Data provided ▸
Start
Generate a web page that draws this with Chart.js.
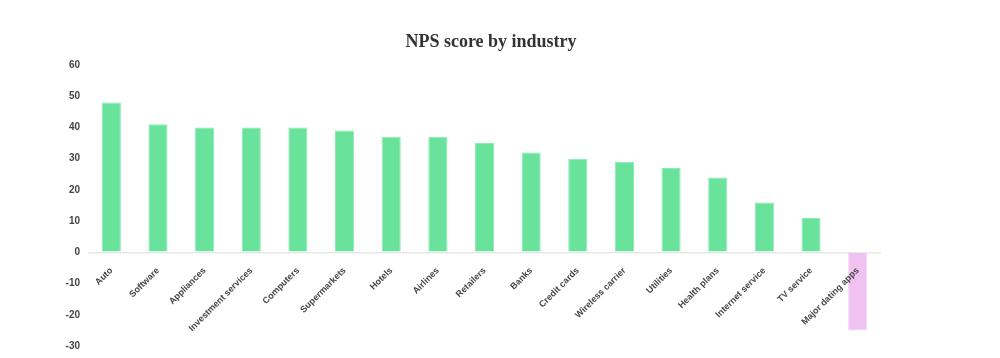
End
Start
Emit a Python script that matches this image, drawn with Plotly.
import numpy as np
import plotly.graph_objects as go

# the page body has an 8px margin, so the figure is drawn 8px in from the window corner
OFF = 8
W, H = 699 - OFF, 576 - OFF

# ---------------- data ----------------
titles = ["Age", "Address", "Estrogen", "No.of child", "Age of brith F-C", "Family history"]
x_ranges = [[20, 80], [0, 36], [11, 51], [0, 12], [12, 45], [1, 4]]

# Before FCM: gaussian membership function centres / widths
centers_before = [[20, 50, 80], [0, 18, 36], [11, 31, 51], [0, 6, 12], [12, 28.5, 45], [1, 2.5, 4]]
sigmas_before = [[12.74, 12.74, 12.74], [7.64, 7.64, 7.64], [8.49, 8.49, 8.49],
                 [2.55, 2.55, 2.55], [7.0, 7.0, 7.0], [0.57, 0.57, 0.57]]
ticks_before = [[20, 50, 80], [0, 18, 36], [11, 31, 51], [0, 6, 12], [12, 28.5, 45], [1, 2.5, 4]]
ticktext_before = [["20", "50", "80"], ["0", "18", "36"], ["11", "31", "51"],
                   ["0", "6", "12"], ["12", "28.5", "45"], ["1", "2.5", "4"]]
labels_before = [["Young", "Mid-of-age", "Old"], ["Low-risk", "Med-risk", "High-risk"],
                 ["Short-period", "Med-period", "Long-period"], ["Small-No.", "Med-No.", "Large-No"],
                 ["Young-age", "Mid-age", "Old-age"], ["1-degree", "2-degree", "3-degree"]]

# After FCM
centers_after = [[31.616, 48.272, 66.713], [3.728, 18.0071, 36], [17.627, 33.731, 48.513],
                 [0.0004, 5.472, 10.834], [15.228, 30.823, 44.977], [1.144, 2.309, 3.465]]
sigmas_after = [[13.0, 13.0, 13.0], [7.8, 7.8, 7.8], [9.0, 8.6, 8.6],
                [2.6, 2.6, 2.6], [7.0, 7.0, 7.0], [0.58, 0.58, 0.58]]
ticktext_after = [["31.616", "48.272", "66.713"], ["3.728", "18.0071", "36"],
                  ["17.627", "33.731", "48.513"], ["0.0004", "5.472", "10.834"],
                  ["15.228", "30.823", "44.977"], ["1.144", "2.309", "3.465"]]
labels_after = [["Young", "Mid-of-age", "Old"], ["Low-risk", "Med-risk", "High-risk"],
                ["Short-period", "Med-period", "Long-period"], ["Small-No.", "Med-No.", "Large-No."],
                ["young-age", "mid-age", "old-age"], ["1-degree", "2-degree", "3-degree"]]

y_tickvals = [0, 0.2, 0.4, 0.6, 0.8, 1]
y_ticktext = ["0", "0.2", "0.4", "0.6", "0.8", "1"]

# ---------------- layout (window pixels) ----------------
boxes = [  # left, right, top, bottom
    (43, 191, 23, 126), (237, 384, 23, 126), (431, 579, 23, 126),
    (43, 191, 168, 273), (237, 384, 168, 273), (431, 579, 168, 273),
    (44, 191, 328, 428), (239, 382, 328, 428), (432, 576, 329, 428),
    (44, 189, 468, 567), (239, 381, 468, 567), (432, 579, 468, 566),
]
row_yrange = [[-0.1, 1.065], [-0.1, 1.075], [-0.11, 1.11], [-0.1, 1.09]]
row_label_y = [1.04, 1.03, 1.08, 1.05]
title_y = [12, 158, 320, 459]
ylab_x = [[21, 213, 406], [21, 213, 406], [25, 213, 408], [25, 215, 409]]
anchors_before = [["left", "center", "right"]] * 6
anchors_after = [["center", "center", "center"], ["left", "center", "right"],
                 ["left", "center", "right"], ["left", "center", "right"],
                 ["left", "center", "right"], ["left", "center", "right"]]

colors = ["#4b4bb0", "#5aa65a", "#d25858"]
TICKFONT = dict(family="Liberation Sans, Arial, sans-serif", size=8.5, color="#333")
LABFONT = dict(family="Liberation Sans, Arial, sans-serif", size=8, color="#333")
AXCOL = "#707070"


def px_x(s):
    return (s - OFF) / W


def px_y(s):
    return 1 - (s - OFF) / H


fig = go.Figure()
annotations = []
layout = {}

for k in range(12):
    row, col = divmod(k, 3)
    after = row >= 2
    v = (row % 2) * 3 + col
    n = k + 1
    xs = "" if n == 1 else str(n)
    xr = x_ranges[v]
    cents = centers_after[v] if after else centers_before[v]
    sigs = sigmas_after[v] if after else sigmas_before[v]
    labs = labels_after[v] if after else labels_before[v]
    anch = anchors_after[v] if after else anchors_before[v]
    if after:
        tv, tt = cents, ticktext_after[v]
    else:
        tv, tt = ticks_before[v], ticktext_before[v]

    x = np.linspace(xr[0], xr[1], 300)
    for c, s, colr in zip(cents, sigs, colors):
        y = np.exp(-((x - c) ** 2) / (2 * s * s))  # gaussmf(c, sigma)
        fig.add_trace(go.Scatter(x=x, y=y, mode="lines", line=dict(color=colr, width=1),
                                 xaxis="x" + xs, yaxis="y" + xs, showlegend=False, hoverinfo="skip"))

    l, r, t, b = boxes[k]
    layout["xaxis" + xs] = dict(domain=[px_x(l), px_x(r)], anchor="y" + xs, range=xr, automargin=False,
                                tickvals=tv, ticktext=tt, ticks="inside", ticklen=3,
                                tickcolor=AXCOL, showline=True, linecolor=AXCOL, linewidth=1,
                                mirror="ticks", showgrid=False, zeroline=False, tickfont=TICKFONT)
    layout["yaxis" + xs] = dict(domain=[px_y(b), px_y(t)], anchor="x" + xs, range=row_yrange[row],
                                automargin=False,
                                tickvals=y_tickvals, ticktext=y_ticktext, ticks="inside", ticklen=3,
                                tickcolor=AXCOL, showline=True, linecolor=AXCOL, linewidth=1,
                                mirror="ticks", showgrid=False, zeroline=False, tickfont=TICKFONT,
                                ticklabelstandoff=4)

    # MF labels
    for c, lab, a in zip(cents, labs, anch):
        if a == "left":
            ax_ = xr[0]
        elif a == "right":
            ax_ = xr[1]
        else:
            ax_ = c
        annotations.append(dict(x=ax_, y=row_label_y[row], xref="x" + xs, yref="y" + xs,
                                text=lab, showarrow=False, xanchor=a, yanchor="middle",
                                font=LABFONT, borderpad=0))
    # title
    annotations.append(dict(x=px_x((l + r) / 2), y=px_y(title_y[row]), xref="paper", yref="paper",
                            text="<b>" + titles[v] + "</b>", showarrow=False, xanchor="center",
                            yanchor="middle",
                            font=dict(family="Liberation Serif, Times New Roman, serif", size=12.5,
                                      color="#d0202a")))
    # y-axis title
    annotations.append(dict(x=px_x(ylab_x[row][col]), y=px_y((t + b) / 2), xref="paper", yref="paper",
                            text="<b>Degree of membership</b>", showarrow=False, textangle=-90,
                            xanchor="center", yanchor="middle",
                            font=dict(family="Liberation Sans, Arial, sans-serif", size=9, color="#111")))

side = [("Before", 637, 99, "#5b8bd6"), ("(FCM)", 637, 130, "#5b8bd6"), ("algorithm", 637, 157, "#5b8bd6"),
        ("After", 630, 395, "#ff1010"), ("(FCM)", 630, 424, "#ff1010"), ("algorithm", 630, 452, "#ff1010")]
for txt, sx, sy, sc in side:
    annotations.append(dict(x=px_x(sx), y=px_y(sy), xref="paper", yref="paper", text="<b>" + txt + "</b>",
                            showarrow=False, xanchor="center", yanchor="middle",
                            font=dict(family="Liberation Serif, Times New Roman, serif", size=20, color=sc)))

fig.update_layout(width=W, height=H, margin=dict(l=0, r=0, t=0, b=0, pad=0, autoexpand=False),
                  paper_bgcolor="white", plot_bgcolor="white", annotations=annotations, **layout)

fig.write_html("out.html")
End
Task directions ▸ Out of the data above, set down the lines from the one with "Emit a Python" to the one with "[12, 45], [1, 4]]", both included, exactly as written and with no additions.

Solution to the problem ▸
Emit a Python script that matches this image, drawn with Plotly.
import numpy as np
import plotly.graph_objects as go

# the page body has an 8px margin, so the figure is drawn 8px in from the window corner
OFF = 8
W, H = 699 - OFF, 576 - OFF

# ---------------- data ----------------
titles = ["Age", "Address", "Estrogen", "No.of child", "Age of brith F-C", "Family history"]
x_ranges = [[20, 80], [0, 36], [11, 51], [0, 12], [12, 45], [1, 4]]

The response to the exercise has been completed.